During the 1990s men’s studies as an academic discipline emerged with the formation of The Men’s Studies Association (MSA) that was associated with NOMAS and the American Men’s Studies Association (AMSA). Both groups take a scholarly approach to men’s issues and masculinity and publish curricular materials for men’s studies courses. In 1993, an interdisciplinary quarterly journal named masculinities appeared with a mission to be “an interdisciplinary quarterly, dedicated to publishing high quality scholarship in the broadly defined field of gender studies, with a particular focus on men and masculinity” (Clatterbaugh, p. 44). A second publication, The Journal of Men’s Studies, which “publish(es) scholarly material in the field of men’s studies, recognizing the varied influences of class, culture, race, and sexual orientation on defining men’s experiences” (Clatterbaugh, p. 44) appeared.
The profeminist men’s perspective rejects the moral and biological conservative perspective, arguing that masculinity is a cultural construct and not biologically determined. Furthermore, the profeminist perspective criticizes the traditional family as an institution highly valued by the moral conservatives because it continues to oppress women by locking them into prescribed housewife and caregiver roles and because it harms men’s abilities to be caring, loving partners to women (Clatterbaugh, p. 66).
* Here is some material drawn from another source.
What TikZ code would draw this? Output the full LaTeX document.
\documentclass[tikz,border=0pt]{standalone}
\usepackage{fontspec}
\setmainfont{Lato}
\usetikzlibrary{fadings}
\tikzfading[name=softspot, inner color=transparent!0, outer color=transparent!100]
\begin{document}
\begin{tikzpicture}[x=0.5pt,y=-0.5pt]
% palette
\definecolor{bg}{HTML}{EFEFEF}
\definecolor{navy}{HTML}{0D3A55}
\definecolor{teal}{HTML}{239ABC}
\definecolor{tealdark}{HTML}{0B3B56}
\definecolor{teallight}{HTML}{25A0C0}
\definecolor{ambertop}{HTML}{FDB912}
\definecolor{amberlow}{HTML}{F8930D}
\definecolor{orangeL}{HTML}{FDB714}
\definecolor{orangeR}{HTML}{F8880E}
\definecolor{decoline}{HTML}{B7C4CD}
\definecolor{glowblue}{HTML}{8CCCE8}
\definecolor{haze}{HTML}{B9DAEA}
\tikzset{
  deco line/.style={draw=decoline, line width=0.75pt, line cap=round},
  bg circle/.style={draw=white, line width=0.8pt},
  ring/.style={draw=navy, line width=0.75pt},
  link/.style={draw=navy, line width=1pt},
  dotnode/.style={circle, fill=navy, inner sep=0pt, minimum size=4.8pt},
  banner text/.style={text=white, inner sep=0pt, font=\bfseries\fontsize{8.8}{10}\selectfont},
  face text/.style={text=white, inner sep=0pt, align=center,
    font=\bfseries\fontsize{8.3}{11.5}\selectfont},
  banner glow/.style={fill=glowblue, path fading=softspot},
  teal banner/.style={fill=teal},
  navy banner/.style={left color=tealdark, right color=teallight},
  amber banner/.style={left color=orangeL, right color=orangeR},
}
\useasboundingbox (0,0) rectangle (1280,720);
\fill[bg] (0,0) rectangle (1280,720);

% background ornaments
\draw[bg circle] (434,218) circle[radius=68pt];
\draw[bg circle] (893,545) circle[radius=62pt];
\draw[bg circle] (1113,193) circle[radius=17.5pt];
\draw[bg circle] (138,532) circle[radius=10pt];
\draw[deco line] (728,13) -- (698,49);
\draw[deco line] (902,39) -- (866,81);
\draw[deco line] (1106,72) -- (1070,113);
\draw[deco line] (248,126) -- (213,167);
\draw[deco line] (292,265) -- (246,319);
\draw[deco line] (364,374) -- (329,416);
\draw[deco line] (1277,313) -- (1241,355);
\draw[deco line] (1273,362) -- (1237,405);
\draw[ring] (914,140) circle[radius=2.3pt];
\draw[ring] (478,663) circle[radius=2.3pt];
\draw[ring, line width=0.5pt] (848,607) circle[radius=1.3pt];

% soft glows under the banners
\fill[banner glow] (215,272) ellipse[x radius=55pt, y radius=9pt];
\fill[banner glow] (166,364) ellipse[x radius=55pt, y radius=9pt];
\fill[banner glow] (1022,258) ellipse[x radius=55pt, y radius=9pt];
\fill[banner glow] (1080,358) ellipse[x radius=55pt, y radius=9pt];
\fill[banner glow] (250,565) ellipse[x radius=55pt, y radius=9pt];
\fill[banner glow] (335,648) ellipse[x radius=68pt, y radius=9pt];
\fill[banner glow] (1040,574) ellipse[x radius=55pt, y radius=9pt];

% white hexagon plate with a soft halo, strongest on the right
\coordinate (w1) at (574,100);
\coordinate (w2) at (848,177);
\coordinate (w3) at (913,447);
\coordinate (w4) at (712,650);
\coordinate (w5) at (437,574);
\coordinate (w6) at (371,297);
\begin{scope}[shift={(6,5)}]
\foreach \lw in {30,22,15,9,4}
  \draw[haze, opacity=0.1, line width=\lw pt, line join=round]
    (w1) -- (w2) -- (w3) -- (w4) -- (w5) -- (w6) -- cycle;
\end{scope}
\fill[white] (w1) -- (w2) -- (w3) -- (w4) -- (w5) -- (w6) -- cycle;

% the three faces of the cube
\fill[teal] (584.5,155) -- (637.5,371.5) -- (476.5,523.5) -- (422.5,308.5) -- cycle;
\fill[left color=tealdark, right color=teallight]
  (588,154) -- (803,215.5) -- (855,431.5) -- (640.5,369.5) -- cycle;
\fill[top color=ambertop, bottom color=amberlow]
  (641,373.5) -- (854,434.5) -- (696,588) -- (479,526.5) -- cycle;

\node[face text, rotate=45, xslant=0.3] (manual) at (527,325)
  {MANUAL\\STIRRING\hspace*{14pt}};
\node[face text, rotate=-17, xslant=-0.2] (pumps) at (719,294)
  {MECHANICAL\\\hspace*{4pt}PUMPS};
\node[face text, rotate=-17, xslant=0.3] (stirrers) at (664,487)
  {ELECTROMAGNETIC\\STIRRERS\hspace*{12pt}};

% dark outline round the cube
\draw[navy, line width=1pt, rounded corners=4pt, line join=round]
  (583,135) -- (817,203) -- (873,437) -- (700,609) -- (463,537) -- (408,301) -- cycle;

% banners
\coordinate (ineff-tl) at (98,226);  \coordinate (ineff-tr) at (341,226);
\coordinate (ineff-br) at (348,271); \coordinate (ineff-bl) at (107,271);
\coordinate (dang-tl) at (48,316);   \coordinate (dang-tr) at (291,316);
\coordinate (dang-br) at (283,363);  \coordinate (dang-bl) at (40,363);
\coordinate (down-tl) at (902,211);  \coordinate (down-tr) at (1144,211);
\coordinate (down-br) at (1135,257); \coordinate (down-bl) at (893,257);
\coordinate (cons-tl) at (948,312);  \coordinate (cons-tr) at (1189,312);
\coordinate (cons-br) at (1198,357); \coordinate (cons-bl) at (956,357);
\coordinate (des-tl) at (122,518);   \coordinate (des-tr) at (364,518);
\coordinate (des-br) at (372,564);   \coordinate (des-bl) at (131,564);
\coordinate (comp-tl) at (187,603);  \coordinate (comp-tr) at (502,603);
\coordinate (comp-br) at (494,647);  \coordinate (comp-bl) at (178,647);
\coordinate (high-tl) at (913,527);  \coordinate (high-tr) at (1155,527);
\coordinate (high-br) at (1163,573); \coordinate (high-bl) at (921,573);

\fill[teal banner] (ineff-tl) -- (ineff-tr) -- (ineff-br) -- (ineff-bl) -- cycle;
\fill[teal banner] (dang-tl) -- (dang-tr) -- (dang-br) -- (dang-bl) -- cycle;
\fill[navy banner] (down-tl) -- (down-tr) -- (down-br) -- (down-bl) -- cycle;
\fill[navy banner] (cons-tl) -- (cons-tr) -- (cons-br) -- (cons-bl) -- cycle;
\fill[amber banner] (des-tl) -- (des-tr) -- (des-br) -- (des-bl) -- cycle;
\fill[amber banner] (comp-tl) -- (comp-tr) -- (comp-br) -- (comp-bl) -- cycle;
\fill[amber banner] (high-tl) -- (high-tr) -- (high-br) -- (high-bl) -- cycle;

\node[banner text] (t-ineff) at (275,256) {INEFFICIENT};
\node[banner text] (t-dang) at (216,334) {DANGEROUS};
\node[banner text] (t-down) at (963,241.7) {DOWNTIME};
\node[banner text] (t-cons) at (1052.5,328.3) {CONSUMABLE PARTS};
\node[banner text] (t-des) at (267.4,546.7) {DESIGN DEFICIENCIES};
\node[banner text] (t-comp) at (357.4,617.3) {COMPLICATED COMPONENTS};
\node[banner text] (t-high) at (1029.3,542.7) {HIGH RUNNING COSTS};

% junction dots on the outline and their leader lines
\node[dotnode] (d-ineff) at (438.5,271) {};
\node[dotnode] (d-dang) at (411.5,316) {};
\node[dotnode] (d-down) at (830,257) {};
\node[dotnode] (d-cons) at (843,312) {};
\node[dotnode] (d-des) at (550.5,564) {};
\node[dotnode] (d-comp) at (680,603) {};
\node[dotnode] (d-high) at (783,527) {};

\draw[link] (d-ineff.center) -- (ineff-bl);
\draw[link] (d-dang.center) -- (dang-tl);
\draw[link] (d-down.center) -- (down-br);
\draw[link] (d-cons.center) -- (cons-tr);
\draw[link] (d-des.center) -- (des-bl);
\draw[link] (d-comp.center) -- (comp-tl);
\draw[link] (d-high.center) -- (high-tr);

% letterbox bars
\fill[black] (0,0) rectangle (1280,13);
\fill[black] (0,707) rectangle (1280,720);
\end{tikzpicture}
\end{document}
The earliest documented group that prefigures the men’s rights position is the United States Divorce Reform, founded in Sacramento, California, by Ruben Kidd and George Partis in 1960 (Williamson, 1997, The Father’s Rights Movement and the Development of a “Generalist” Outlook, paragraph 1). An early attempt to form a national men’s movement, it soon had chapters in several states. The mission of the organization was to create a law in California establishing family arbitration centers, thereby removing divorce from the adversarial legal system (Williamson, 1997, The Father’s Rights Movement and the Development of a “Generalist” Outlook, paragraph 10). The men’s rights perspective emerged in the late 1970s with the merger of the father’s rights movement and the men’s rights political movement.